En cuanto a Doctor Pasavento, una de las primeras estudiosas del autor de París no se acaba nunca, Cristina Oñoro, señala en su tesis doctoral El universo literario de Enrique Vila-Matas: «Con el nacimiento de Pasavento se resuelve, pues, la paradoja: dado que es imposible desaparecer del todo (siempre quedan las ruinas como testimonio de que nada puede desaparecer absolutamente), la solución es inventar un personaje que al nacer (aparecer) ya ha desaparecido: un paseante, uno que pasa. Este sujeto, Pasavento, que recién aparecido ya ha desaparecido no hay que situarlo más allá del sujeto moderno».

Cuando se entra en el mundo de Vila-Matas ya no se sale.

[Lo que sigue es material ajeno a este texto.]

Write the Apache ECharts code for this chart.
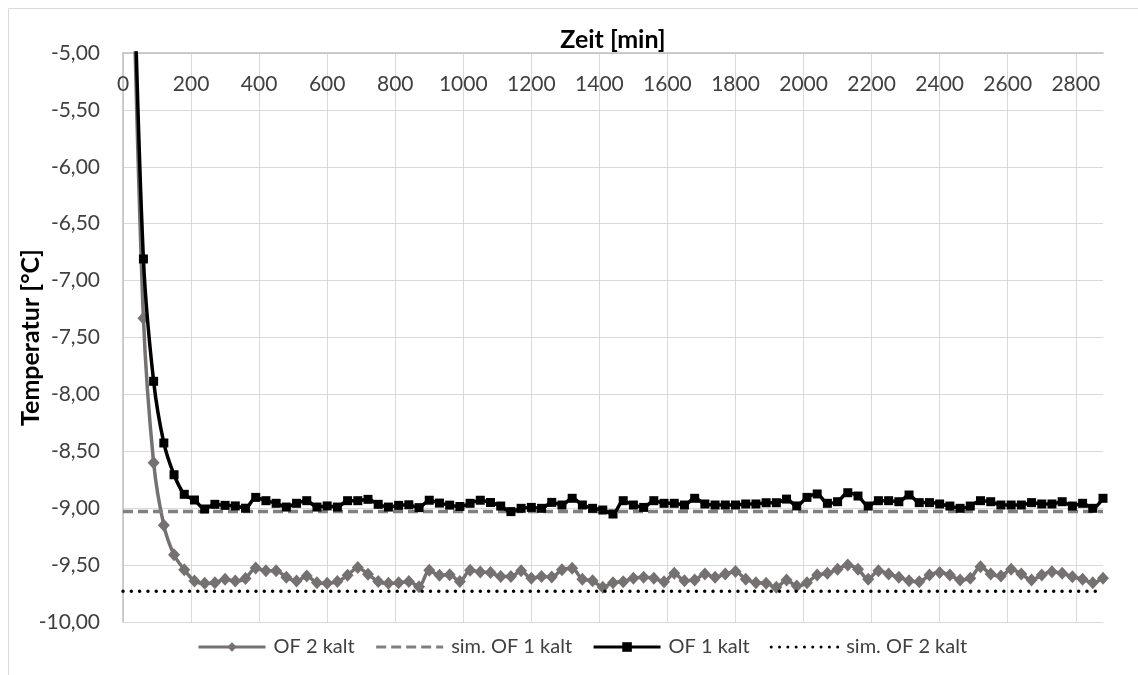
<!DOCTYPE html>
<html>
<head>
<meta charset="utf-8">
<script src="https://cdn.jsdelivr.net/npm/echarts@6/dist/echarts.min.js"></script>
<style>
  html, body { margin: 0; padding: 0; background: #fff; }
  #chart { width: 1138px; height: 675px; }
</style>
</head>
<body>
<div id="chart"></div>
<script>
// ---- data ----
const times = [30, 60, 90, 120, 150, 180, 210, 240, 270, 300, 330, 360, 390, 420, 450, 480, 510, 540, 570, 600,
  630, 660, 690, 720, 750, 780, 810, 840, 870, 900, 930, 960, 990, 1020, 1050, 1080, 1110, 1140, 1170, 1200,
  1230, 1260, 1290, 1320, 1350, 1380, 1410, 1440, 1470, 1500, 1530, 1560, 1590, 1620, 1650, 1680, 1710, 1740, 1770, 1800,
  1830, 1860, 1890, 1920, 1950, 1980, 2010, 2040, 2070, 2100, 2130, 2160, 2190, 2220, 2250, 2280, 2310, 2340, 2370, 2400,
  2430, 2460, 2490, 2520, 2550, 2580, 2610, 2640, 2670, 2700, 2730, 2760, 2790, 2820, 2850, 2880];

const of2Kalt = [-4.30, -7.33, -8.60, -9.15, -9.41, -9.54, -9.64, -9.66, -9.655, -9.625, -9.64, -9.617, -9.525, -9.55, -9.55, -9.607, -9.64, -9.596, -9.655, -9.66,
  -9.645, -9.59, -9.52, -9.58, -9.645, -9.66, -9.655, -9.645, -9.69, -9.545, -9.59, -9.585, -9.645, -9.545, -9.56, -9.566, -9.60, -9.60, -9.55, -9.616,
  -9.60, -9.605, -9.54, -9.527, -9.625, -9.637, -9.695, -9.654, -9.646, -9.616, -9.607, -9.616, -9.646, -9.572, -9.637, -9.63, -9.578, -9.607, -9.578, -9.557,
  -9.625, -9.654, -9.66, -9.695, -9.63, -9.684, -9.655, -9.587, -9.572, -9.537, -9.499, -9.537, -9.625, -9.549, -9.578, -9.607, -9.637, -9.646, -9.587, -9.566,
  -9.587, -9.631, -9.616, -9.514, -9.578, -9.596, -9.537, -9.578, -9.631, -9.587, -9.558, -9.572, -9.602, -9.625, -9.655, -9.616];

const of1Kalt = [-4.00, -6.81, -7.885, -8.427, -8.706, -8.878, -8.928, -9.007, -8.966, -8.975, -8.98, -9.00, -8.905, -8.934, -8.957, -8.99, -8.957, -8.934, -8.99, -8.98,
  -8.99, -8.934, -8.934, -8.922, -8.966, -8.99, -8.975, -8.97, -8.995, -8.93, -8.955, -8.973, -8.985, -8.957, -8.93, -8.95, -8.981, -9.03, -9.001, -8.993,
  -9.001, -8.949, -8.972, -8.913, -8.972, -9.001, -9.016, -9.051, -8.934, -8.972, -8.993, -8.934, -8.957, -8.957, -8.972, -8.913, -8.963, -8.972, -8.972, -8.972,
  -8.963, -8.963, -8.952, -8.952, -8.92, -8.98, -8.905, -8.875, -8.957, -8.943, -8.864, -8.893, -8.981, -8.934, -8.934, -8.943, -8.884, -8.951, -8.951, -8.963,
  -8.981, -9.001, -8.981, -8.934, -8.943, -8.972, -8.972, -8.972, -8.951, -8.963, -8.963, -8.943, -8.981, -8.957, -9.001, -8.913];

const simTimes = [0, 2880];
const simOf1Kalt = [-9.03, -9.03];
const simOf2Kalt = [-9.73, -9.73];

const seriesNames = ['OF 2 kalt', 'sim. OF 1 kalt', 'OF 1 kalt', 'sim. OF 2 kalt'];
const xTitle = 'Zeit [min]';
const yTitle = 'Temperatur [°C]';

// ---- chart ----
const pair = (xs, ys) => xs.map((x, i) => [x, ys[i]]);
const FONT = 'Lato, "Noto Sans", sans-serif';
const HIDDEN = { color: 'rgba(0,0,0,0)', borderColor: 'rgba(0,0,0,0)', borderWidth: 0, opacity: 0 };

const chart = echarts.init(document.getElementById('chart'), null, { renderer: 'canvas' });
chart.setOption({
  animation: false,
  backgroundColor: '#ffffff',
  graphic: [{
    type: 'rect', silent: true,
    shape: { x: 8.5, y: 8.5, width: 1140, height: 700 },
    style: { fill: 'none', stroke: '#d9d9d9', lineWidth: 1 }
  }],
  grid: { left: 123, top: 53, right: 35, bottom: 53, containLabel: false, outerBoundsMode: 'none' },
  legend: {
    left: 197, top: 637, padding: 0,
    itemWidth: 67, itemHeight: 12, itemGap: 20,
    lineStyle: { width: 3 },
    textStyle: { fontFamily: FONT, fontSize: 20, color: '#404040', padding: [0, 0, 0, 3] },
    data: [
      { name: seriesNames[0] },
      { name: seriesNames[1], itemStyle: HIDDEN },
      { name: seriesNames[2] },
      { name: seriesNames[3], itemStyle: HIDDEN }
    ]
  },
  xAxis: {
    type: 'value', position: 'top',
    min: 0, max: 2880, interval: 200,
    name: xTitle, nameLocation: 'middle', nameGap: 1, nameMoveOverlap: false,
    nameTextStyle: { fontFamily: FONT, fontSize: 25, fontWeight: 'bold', color: '#000' },
    axisLine: { show: true, onZero: false, lineStyle: { color: '#bfbfbf', width: 1.5 } },
    axisTick: { show: false },
    axisLabel: { inside: true, margin: 31, verticalAlign: 'middle', showMaxLabel: false,
      fontFamily: FONT, fontSize: 21, color: '#404040',
      formatter: v => String(Math.round(v)) },
    splitLine: { show: true, showMaxLine: false, lineStyle: { color: '#d9d9d9', width: 1 } }
  },
  yAxis: {
    type: 'value',
    min: -10, max: -5, interval: 0.5,
    name: yTitle, nameLocation: 'middle', nameGap: 80, nameRotate: 90, nameMoveOverlap: false,
    nameTextStyle: { fontFamily: FONT, fontSize: 25, fontWeight: 'bold', color: '#000' },
    axisLine: { show: true, onZero: false, lineStyle: { color: '#bfbfbf', width: 1.5 } },
    axisTick: { show: false },
    axisLabel: { margin: 23, fontFamily: FONT, fontSize: 21, color: '#404040',
      formatter: v => v.toFixed(2).replace('.', ',') },
    splitLine: { show: true, lineStyle: { color: '#d9d9d9', width: 1 } }
  },
  series: [
    {
      name: seriesNames[0], type: 'line', data: pair(times, of2Kalt),
      smooth: 0.3, symbol: 'diamond', symbolSize: [12, 13], showSymbol: true,
      lineStyle: { color: '#767171', width: 3.5 },
      itemStyle: { color: '#767171' }, clip: true, z: 2
    },
    {
      name: seriesNames[1], type: 'line', data: pair(simTimes, simOf1Kalt),
      symbol: 'none',
      lineStyle: { color: '#808080', width: 3.5, type: [10, 5] },
      itemStyle: { color: '#808080' }, z: 3
    },
    {
      name: seriesNames[2], type: 'line', data: pair(times, of1Kalt),
      smooth: 0.3, symbol: 'rect', symbolSize: 9, showSymbol: true,
      lineStyle: { color: '#000000', width: 3.5 },
      itemStyle: { color: '#000000' }, clip: true, z: 4
    },
    {
      name: seriesNames[3], type: 'line', data: pair(simTimes, simOf2Kalt),
      symbol: 'none',
      lineStyle: { color: '#000000', width: 3.5, type: [0.01, 8.3], cap: 'round' },
      itemStyle: { color: '#000000' }, z: 5
    }
  ]
});
</script>
</body>
</html>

Se da un paso. Luego otro. Y solo quieres seguir. Despacio. Hacia ese futuro. Sea lo que sea. «Me gustaría escribir alzándome sobre la pesada vida terrestre. Pero en caso de lograrlo, ¿coincidirían mis itinerarios con los trayectos nocturnos que sospecho que seguirá la novela en el futuro?», dice. Vila Matas, shandy infatigable. Escritor total. Excéntrico infinito. Y muy vivo.